I think the most interesting aspect that Ghosh touched upon was that globalization interconnects the world, without destroying each individual’s cultural diverse identity. An example of this, is the debate between the United States being called a “melting pot” or a “salad bowl”. The U.S. is traditionally called a melting pot because its immigrants are melted together, where many immigrants have abandoned their cultures to become assimilated into American society. However, some argue that diversity in the U.S. is becoming more positive and encouraged. Therefore, immigrants are maintaining their traditions, native language and own culture. This model of ethnic integration is described as a salad bowl, with those of different cultures living peacefully simultaneously. Personally, I am a first generation immigrant and my family has tried to keep our native culture, including the holidays we celebrate, words we use and the accent that we have.

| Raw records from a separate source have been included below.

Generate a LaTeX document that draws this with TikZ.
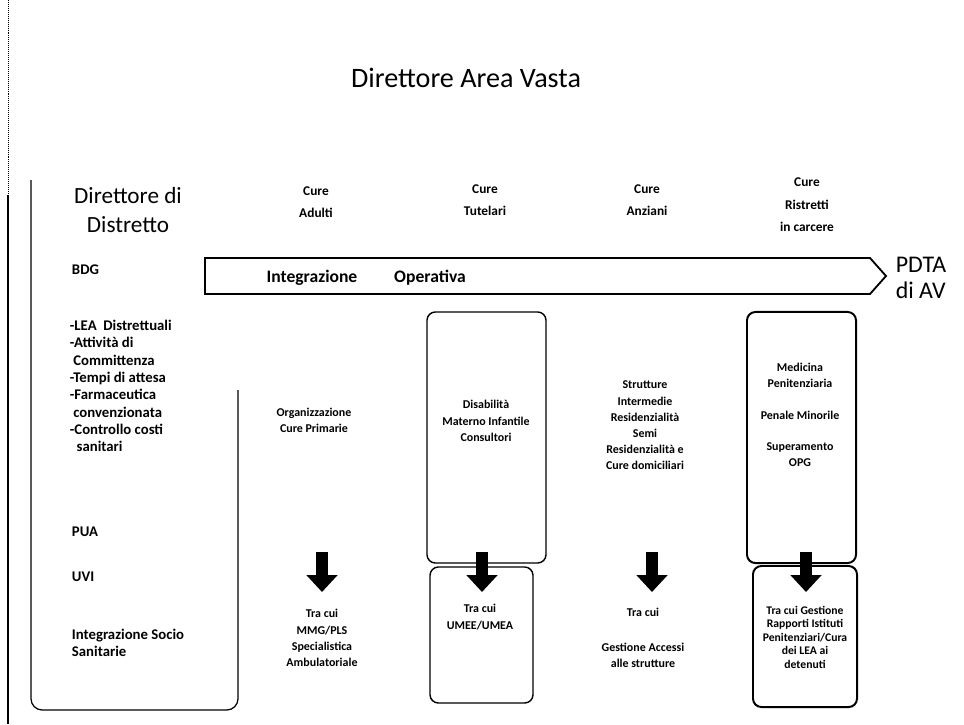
\documentclass[tikz,border=0pt]{standalone}
\usepackage{fontspec}
\setmainfont{Carlito}
\usetikzlibrary{arrows.meta}

\begin{document}
\begin{tikzpicture}[x=0.025cm,y=-0.025cm,
	title/.style={font=\fontsize{20}{22}\selectfont},
	chief/.style={font=\fontsize{16.5}{20.5}\selectfont, align=center},
	duty/.style={font=\bfseries\fontsize{10.5}{12.3}\selectfont, align=left, anchor=west},
	colhead/.style={font=\bfseries\fontsize{9.5}{16}\selectfont, align=center},
	band/.style={font=\bfseries\fontsize{12.5}{14}\selectfont},
	pdta/.style={font=\fontsize{17}{19}\selectfont, align=left},
	info/.style={font=\bfseries\fontsize{8.5}{11.5}\selectfont, align=center},
	tight/.style={font=\bfseries\fontsize{8.3}{9.6}\selectfont, align=center},
	colbox/.style={draw, rounded corners=6pt, line width=1pt, inner sep=0pt},
	downarr/.style={line width=0.3cm, -{Triangle[width=0.75cm,length=0.42cm]}}]
					\useasboundingbox (0,0) rectangle (964,724);
					\draw[line width=1.2pt] (8,195) -- (8,724);
					\draw[densely dotted] (8,0) -- (8,195);
					\node[title] (area) at (466,78) {Direttore Area Vasta};
					\draw[line width=0.9pt, rounded corners=8pt] (238,390) -- (238,710) -- (31,710) -- (31,180);
					\node[chief] (distr) at (128,210) {Direttore di\\Distretto};
					\node[duty] (bdg) at (67,270) {BDG};
					\node[duty] (lea) at (65,386) {-LEA\ \ Distrettuali\\-Attività di\\\ Committenza\\-Tempi di attesa\\-Farmaceutica\\\ convenzionata\\-Controllo costi\\\ \ sanitari};
					\node[duty] (pua) at (67,532) {PUA};
					\node[duty] (uvi) at (67,577) {UVI};
					\node[duty] (iss) at (67,643) {Integrazione Socio\\Sanitarie};
					\node[colhead] (adulti) at (316,202) {Cure\\Adulti};
					\node[colhead] (tutel) at (485,200) {Cure\\Tutelari};
					\node[colhead] (anziani) at (647,200) {Cure\\Anziani};
					\node[colhead] (ristr) at (807,205) {Cure\\Ristretti\\in carcere};
					\draw[line width=1.3pt, line join=miter] (205,258) -- (870,258) -- (886,276) -- (870,294) -- (205,294) -- cycle;
					\node[band] (integr) at (312,278) {Integrazione};
					\node[band] (operat) at (430,278) {Operativa};
					\node[pdta] (pdtaav) at (921,278) {PDTA\\di AV};
					\node[colbox, minimum width=2.975cm, minimum height=6.275cm] (tutbox) at (486.5,437.5) {};
					\node[colbox, minimum width=2.575cm, minimum height=3.4cm] (tutlow) at (481.5,635) {};
					\node[colbox, line width=1.4pt, minimum width=2.725cm, minimum height=6.275cm] (ribox) at (801.5,437.5) {};
					\node[colbox, line width=1.4pt, minimum width=2.6cm, minimum height=3.525cm] (rilow) at (805,636.5) {};
					\node[info] (orga) at (314,420) {Organizzazione\\Cure Primarie};
					\node[info] (disab) at (486,421) {Disabilità\\Materno Infantile\\Consultori};
					\node[info] (strut) at (645,425.5) {Strutture\\Intermedie\\Residenzialità\\Semi\\Residenzialità e\\Cure domiciliari};
					\node[info] (medic) at (800,415) {Medicina\\Penitenziaria\\[11pt]Penale Minorile\\[11pt]Superamento\\OPG};
					\node[info] (mmg) at (322,638) {Tra cui\\MMG/PLS\\Specialistica\\Ambulatoriale};
					\node[info] (umee) at (480,617) {Tra cui\\UMEE/UMEA};
					\node[info] (tracui) at (643,612) {Tra cui};
					\node[info] (gest) at (643,655) {Gestione Accessi\\alle strutture};
					\node[tight] (rapp) at (805,637) {Tra cui Gestione\\Rapporti Istituti\\Penitenziari/Cura\\dei LEA ai\\detenuti};
					\coordinate (a1) at (322,552);
					\coordinate (a2) at (322,592);
					\coordinate (t1) at (482,552);
					\coordinate (t2) at (482,592);
					\coordinate (n1) at (652,552);
					\coordinate (n2) at (652,592);
					\coordinate (r1) at (806,552);
					\coordinate (r2) at (806,592);
					\draw[downarr] (a1) to (a2);
					\draw[downarr] (t1) to (t2);
					\draw[downarr] (n1) to (n2);
					\draw[downarr] (r1) to (r2);
				\end{tikzpicture}
\end{document}
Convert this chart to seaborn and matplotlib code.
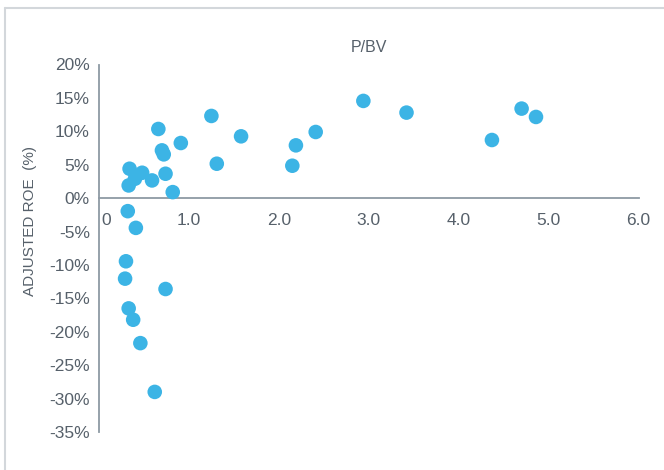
import matplotlib
matplotlib.use("Agg")
import matplotlib.pyplot as plt
import matplotlib.lines as mlines
import matplotlib.transforms as mtrans
import seaborn as sns
import pandas as pd

# -----------------------------------------------------------
# Data
# -----------------------------------------------------------
pbv = [0.66, 1.25, 0.91, 0.70, 0.72, 1.58, 1.31, 0.34, 0.48, 0.40, 0.74, 0.59,
       0.33, 0.82, 2.19, 2.15, 2.41, 2.94, 3.42, 4.37, 4.70, 4.86, 0.32, 0.41,
       0.30, 0.29, 0.74, 0.33, 0.38, 0.46, 0.62]
roe = [10.35, 12.3, 8.25, 7.15, 6.55, 9.25, 5.15, 4.4, 3.8, 2.9, 3.65, 2.65,
       1.9, 0.9, 7.9, 4.85, 9.9, 14.55, 12.8, 8.7, 13.4, 12.15, -1.95, -4.45,
       -9.45, -12.05, -13.6, -16.5, -18.2, -21.7, -29.0]

x_ticks = [0, 1, 2, 3, 4, 5, 6]
x_labels = ["0", "1.0", "2.0", "3.0", "4.0", "5.0", "6.0"]
y_ticks = [20, 15, 10, 5, 0, -5, -10, -15, -20, -25, -30, -35]
y_labels = [f"{v}%" for v in y_ticks]

df = pd.DataFrame({"pbv": pbv, "roe": roe})

# -----------------------------------------------------------
# Style
# -----------------------------------------------------------
sns.set_style("white")
plt.rcParams["font.family"] = ["Liberation Sans", "DejaVu Sans"]

AXIS_COL = "#8d9aa4"
TEXT_COL = "#56606a"
DOT_COL = "#3cb4e5"

fig = plt.figure(figsize=(6.64, 4.70), dpi=100)
ax = fig.add_axes([99 / 664, 38 / 470, 539.5 / 664, 367.5 / 470])

sns.scatterplot(data=df, x="pbv", y="roe", ax=ax, color=DOT_COL,
                s=110, edgecolor="none", linewidth=0, clip_on=False, zorder=3)

ax.set_xlim(0, 6)
ax.set_ylim(-35, 20)

# spines: left at x=0, bottom crossing at y=0
ax.spines["top"].set_visible(False)
ax.spines["right"].set_visible(False)
ax.spines["bottom"].set_position(("data", 0))
for side in ["left", "bottom"]:
    ax.spines[side].set_color(AXIS_COL)
    ax.spines[side].set_linewidth(1.3)

ax.set_xticks(x_ticks)
ax.set_xticklabels(x_labels)
ax.set_yticks(y_ticks)
ax.set_yticklabels(y_labels)
ax.tick_params(axis="both", direction="out", length=5.5, width=1.3,
               color=AXIS_COL, labelcolor=TEXT_COL, labelsize=12.5)
ax.tick_params(axis="x", pad=5)
ax.tick_params(axis="y", pad=1)

# nudge the "0" label away from the y axis
lbl0 = ax.get_xticklabels()[0]
lbl0.set_transform(lbl0.get_transform() + mtrans.ScaledTranslation(7 / 100, 0, fig.dpi_scale_trans))

ax.set_xlabel("")
ax.set_ylabel("")
ax.set_title("P/BV", color=TEXT_COL, fontsize=11.5, pad=9)

fig.text(30 / 664, 1 - 221 / 470, "ADJUSTED ROE  (%)", rotation=90,
         ha="center", va="center", color=TEXT_COL, fontsize=11)

# light frame on the left and top of the card
fig.add_artist(mlines.Line2D([5 / 664, 5 / 664], [0, 1 - 8 / 470],
                             transform=fig.transFigure, color="#d3d7db", lw=1.5))
fig.add_artist(mlines.Line2D([5 / 664, 1], [1 - 8 / 470, 1 - 8 / 470],
                             transform=fig.transFigure, color="#d3d7db", lw=1.5))

fig.savefig("out.png", dpi=100)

That being said, globalization is not favored everywhere in the world. One of the reasons for this, I believe, is because people have the wrong definition of globalizations. However, countries like France have had trouble adapting to globalized world because of their own cultures reasons. Three of these reasons, according to The French Economy’s Adaptation to Globalization, are that “it directly threatens the French dirigiste tradition, because of the loss of state control of the economy—and society—that it implies” (Gordon and Meunier, 2016). Globalization also doesnt sit well with the French because historically, they are very attached to their cultural identity, which they see as threatened by a “globalization that is often confused with Americanization” (Gordon and Meunier, 2016). Thirdly, the French find globalization difficult to accept because they think that French having a large international role in today’s day and age is difficult to achieve.